'Tis the season for brain farting,
Fa la la la la, la la la la
Two unrelated random bits of newspaper-related amusing confusing here, just for grins.
First, Bay Area Citizen's confusion about League City's new police chief, title grabs from yesterday and today:
In case you were wondering, the correct answer is Kramm. He seems to have an impressive resume and has definitely exhibited staying-power within our municipal system.
Staying power to date, that is. Let's hope they don't manage to run him off in the manner of so many other administrative leaders, such as this one, whose departure I suspect was obsurated by those allegations, or these, who made a point of leaving in tandem.
OK, our second brain fart of the post has to do with Galveston County Daily News's confused administration of its new paywall.

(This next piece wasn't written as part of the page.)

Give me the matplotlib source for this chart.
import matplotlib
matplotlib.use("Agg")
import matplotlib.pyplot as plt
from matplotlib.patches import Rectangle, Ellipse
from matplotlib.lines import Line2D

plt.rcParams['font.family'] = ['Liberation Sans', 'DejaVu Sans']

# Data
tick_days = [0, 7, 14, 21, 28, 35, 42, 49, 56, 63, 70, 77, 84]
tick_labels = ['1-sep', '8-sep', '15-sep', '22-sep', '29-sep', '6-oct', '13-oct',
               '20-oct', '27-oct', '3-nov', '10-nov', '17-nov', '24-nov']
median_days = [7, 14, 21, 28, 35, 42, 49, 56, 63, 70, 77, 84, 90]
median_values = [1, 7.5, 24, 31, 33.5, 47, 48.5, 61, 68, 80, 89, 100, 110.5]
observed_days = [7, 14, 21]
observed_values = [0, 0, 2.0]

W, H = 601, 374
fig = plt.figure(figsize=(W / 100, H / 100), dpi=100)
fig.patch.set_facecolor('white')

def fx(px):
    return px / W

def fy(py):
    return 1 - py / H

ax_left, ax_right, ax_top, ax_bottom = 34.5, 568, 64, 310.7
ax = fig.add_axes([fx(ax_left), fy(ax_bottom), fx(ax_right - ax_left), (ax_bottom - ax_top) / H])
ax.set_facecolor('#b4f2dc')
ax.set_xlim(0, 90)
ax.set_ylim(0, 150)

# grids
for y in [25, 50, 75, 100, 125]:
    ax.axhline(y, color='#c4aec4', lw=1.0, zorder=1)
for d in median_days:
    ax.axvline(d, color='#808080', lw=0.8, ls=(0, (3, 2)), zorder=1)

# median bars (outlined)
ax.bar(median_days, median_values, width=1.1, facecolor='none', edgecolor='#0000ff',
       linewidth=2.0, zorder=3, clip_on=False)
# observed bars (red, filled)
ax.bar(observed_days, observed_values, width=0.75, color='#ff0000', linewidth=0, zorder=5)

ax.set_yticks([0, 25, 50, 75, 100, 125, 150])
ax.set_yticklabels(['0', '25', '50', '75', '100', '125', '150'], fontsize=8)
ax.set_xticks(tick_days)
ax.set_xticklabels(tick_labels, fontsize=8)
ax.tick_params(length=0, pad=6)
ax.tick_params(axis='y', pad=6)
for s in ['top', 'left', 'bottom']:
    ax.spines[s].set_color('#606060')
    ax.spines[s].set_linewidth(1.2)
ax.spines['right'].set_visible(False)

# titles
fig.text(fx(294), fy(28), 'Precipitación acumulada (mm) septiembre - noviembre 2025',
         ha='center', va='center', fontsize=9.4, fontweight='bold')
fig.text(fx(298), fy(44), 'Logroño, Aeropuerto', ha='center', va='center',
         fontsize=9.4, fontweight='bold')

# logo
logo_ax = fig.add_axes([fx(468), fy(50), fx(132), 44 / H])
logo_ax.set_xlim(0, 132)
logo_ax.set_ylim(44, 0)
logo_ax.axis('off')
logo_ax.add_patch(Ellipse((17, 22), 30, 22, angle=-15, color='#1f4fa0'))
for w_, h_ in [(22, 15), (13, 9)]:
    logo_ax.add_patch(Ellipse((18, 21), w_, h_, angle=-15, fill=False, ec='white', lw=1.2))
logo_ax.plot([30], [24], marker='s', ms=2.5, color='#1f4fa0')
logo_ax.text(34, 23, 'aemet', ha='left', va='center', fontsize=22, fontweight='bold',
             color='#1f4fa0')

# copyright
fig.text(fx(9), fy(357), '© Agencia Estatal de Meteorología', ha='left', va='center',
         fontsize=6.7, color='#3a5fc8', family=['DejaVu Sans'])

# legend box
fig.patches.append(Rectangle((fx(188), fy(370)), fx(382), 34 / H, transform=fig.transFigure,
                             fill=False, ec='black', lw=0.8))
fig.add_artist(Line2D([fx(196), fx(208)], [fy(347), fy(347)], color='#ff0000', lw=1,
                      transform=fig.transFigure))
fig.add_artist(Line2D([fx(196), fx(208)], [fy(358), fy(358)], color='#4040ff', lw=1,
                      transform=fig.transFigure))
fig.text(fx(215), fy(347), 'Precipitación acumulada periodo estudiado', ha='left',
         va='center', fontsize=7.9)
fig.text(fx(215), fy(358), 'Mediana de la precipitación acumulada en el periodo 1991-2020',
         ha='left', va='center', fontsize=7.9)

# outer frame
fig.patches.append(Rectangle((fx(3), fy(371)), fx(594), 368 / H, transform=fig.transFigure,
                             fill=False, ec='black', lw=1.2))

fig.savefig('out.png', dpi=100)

I went ahead and signed up for a one month subscription, but not without an unnecessary helping of technical difficulty.
|The first thing it did was refuse to associate the delivery address with the credit card billing address. There was a radio button intended to mate the two, but I tried it twice and it didn't work, so I had to fill them both in manually.|
|Four days?! |
That is one hell of an expensive newspaper.
I guess I'll wait until December 17 and see whether my subscription money is actually going to disappear down a black hole.
When you take money from people, especially when you take money for something that was previously free, you need to accomplish this task with grace and aplomb in order to minimize the chances that you will alienate your customers. It's called "salesmanship" and there's nothing new about it - hundreds of thousands of internet businesses operate functional ASPs that accomplish this task seamlessly.
The psychology of selling is surprisingly delicate and you would be wise to snap to this fact. To give you an example, at the ripe old age of 15 when I started working six days a week as a waitress in a privately-owned Dairy-Queen style drive-in, we were rigorously taught that, if customers did not produce their payment immediately following the placement of their order, we were to prompt them with the line, "Let me give you your change" (it was a cash-only establishment). It was forbidden to make any reference to the "taking" of money from the customer because that would offend their sensibilities - everything had to be couched in terms of what was "given".
We would routinely encounter customers who would object to payment in advance of delivery, upon which we would apply the following psychology: "If I wait to give you your change until after I give you your hamburger, first of all your hands are going to be full with your burger and shake so it will be awkward for me to hand you anything additional, and second of all, I'm going to have to get in line at the cash register behind the other waitresses, and I don't want your burger to get cold because you were made to wait unnecessarily." One hundred percent of the time, that line worked to satisfy the balky customer, and they would pay promptly, up front as the system was designed.
My point is, it's extremely important to handle the entire payment transaction in a manner that reflects maximum possible benefit for the customer. With grace and aplomb. This is a rule as old as human civilization itself, and I learned it thoroughly before I was even old enough to legally qualify for minimum wage (at the time, I was making $2.75 per hour - the same price as the burgers I was "giving"). There is no valid reason in this day and age why any business entity taking internet payments should screw this kind of thing up.
With that said, may everyone have a relatively sane final mad dash to complete Christmas preparations. May you enjoy a seamless and painless payment process wherever you shop this week.